## DATA SEGMENT

* START *

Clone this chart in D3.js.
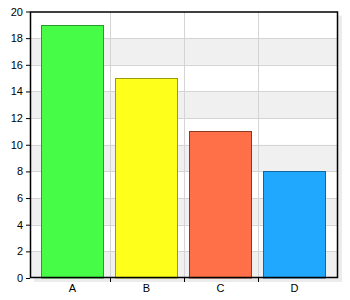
<!DOCTYPE html>
<html><head><meta charset="utf-8">
<script src="https://cdn.jsdelivr.net/npm/d3@7"></script>
<style>body{margin:0;background:#fff;} svg{display:block;}</style>
</head><body>
<svg id="c" width="350" height="300"></svg>
<script>
const categories = ["A","B","C","D"];
const values = [19,15,11,8];
const fills = ["#47fc47","#ffff1c","#ff7048","#20a8ff"];
const strokes = ["#2a9a2a","#9a9a10","#8a3a20","#1068a0"];
const yTicks = [0,2,4,6,8,10,12,14,16,18,20];

const svg = d3.select("#c");
const L=30, R=338, T=11.5, B=278;
const x = d3.scaleBand().domain(categories).range([35.5,331.5]).padding(0);
const y = d3.scaleLinear().domain([0,20]).range([B,T]);

// shadow
svg.append("rect").attr("x",L+4).attr("y",T+4).attr("width",R-L).attr("height",B-T).attr("fill","#ececec");
svg.append("rect").attr("x",L).attr("y",T).attr("width",R-L).attr("height",B-T).attr("fill","#fff");
// bands
for(let i=0;i<yTicks.length-1;i+=2){
  svg.append("rect").attr("x",L).attr("width",R-L)
    .attr("y",y(yTicks[i+1])).attr("height",y(yTicks[i])-y(yTicks[i+1])).attr("fill","#f0f0f0");
}
// grid
svg.append("g").selectAll("line").data(yTicks.slice(1,-1)).join("line")
  .attr("x1",L).attr("x2",R).attr("y1",d=>Math.round(y(d))+0.5).attr("y2",d=>Math.round(y(d))+0.5)
  .attr("stroke","#d4d4d4");
const bounds = categories.slice(1).map(c=>x(c));
svg.append("g").selectAll("line").data(bounds).join("line")
  .attr("x1",d=>Math.round(d)+0.5).attr("x2",d=>Math.round(d)+0.5).attr("y1",T).attr("y2",B)
  .attr("stroke","#d4d4d4");
// bars
const bw = x.bandwidth()*0.84;
svg.append("g").selectAll("rect").data(values).join("rect")
  .attr("x",(d,i)=>Math.round(x(categories[i])+(x.bandwidth()-bw)/2)+0.5)
  .attr("y",d=>Math.round(y(d))+0.5)
  .attr("width",Math.round(bw))
  .attr("height",d=>B-Math.round(y(d))-0.5)
  .attr("fill",(d,i)=>fills[i]).attr("stroke",(d,i)=>strokes[i]);
// frame
svg.append("rect").attr("x",L+0.5).attr("y",T+0.5).attr("width",R-L-1).attr("height",B-T-1)
  .attr("fill","none").attr("stroke","#000").attr("stroke-width",1.5);
// y axis
const ya = svg.append("g").attr("transform",`translate(${L},0)`)
  .call(d3.axisLeft(y).tickValues(yTicks).tickSize(4).tickPadding(3));
ya.select(".domain").remove();
ya.selectAll("line").attr("stroke","#000");
ya.selectAll("text").attr("font-family","Liberation Sans, Arial, sans-serif").attr("font-size","11px").attr("fill","#000");
// x axis
const xa = svg.append("g").attr("transform",`translate(0,${B})`)
  .call(d3.axisBottom(x).tickSize(0).tickPadding(6));
xa.select(".domain").remove();
xa.selectAll("text").attr("font-family","Liberation Sans, Arial, sans-serif").attr("font-size","11px").attr("fill","#000");
svg.append("g").selectAll("line").data(bounds).join("line")
  .attr("x1",d=>Math.round(d)+0.5).attr("x2",d=>Math.round(d)+0.5).attr("y1",B).attr("y2",B+4)
  .attr("stroke","#000");
</script>
</body></html>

* END *

## TASK BRIEF
Write out an exact copy of the listing, first line through the line containing "const yTicks = [0,2,4,6,8,10,12,14,16,18,20];", with the pictures left out.

## THE REPLY
Clone this chart in D3.js.
<!DOCTYPE html>
<html><head><meta charset="utf-8">
<script src="https://cdn.jsdelivr.net/npm/d3@7"></script>
<style>body{margin:0;background:#fff;} svg{display:block;}</style>
</head><body>
<svg id="c" width="350" height="300"></svg>
<script>
const categories = ["A","B","C","D"];
const values = [19,15,11,8];
const fills = ["#47fc47","#ffff1c","#ff7048","#20a8ff"];
const strokes = ["#2a9a2a","#9a9a10","#8a3a20","#1068a0"];
const yTicks = [0,2,4,6,8,10,12,14,16,18,20];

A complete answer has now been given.